The station is a normal 2 platform one. Both platforms have a shelter, various notices a bin and a salt bin. The salt-bin to service ratio is a very high one.
Although the line has a very infrequent passenger service, there is a good deal of freight. In the one hour I was at Whitley Bridge, I saw three freight services. They were mostly operating trains to/from Drax Power Station.
Back to London
Quite a long train arrived to take me to take me to Goole. By “long” I mean three coaches.
I was one of two people in the front carriage. My route from Whitley Bridge to London involved two changes: at Goole and at Doncaster. This isn't the most direct route, but the only one possible given the lack of trains from Whitley Bridge. My train from Doncaster to London was very uncrowded, but somehow someone had managed to sit in my reserved seat. I decided to ask him to move, which he did: first to the opposite side of the carriage, and then he walked off. I was pleased that he did because he was bleating down his phone.
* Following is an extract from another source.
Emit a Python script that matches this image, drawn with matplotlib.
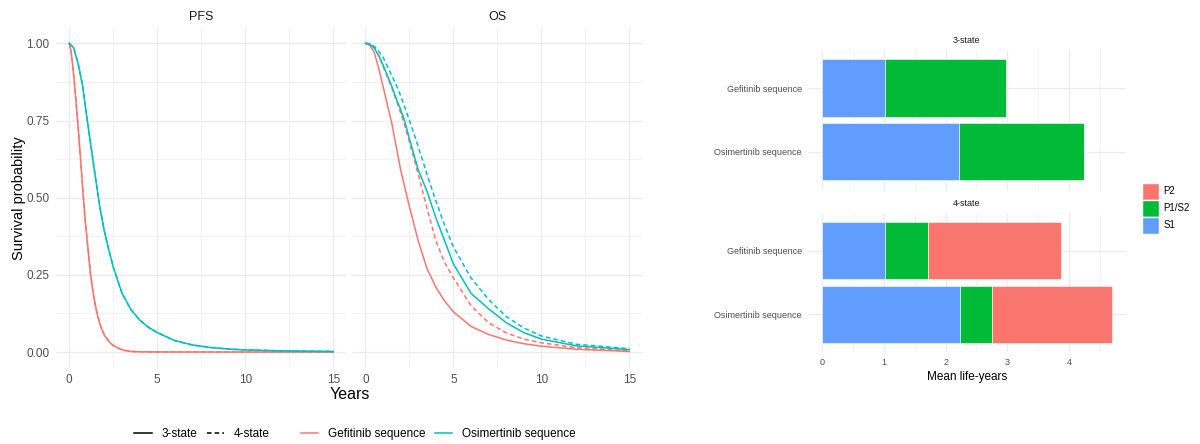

Whitley Bridge falls perfectly into the category of least used stations which could have a much higher patronage if there was a railway service to speak of. Although there is a train for commuters into and out of Leeds at peak times, there are no trains at any other points. Clearly, a station with only 3 trains per day is never going to have a very high patronage, because there are other transport options which are more frequent, as my bus journey demonstrates. Really, Whitley Bridge should have 1 train every other hour. However, this is unlikely to happen in the short or medium term. The reason for the service reduction is because Northern doesn't have enough rolling stock. Although Northern is getting new rolling stock, they are scrapping their Pacers and any additional rolling stock will be used on already overcrowded routes. The Knottingley to Goole part of the Ponefract Line is very low down on the list of rolling stock priorities for Northern.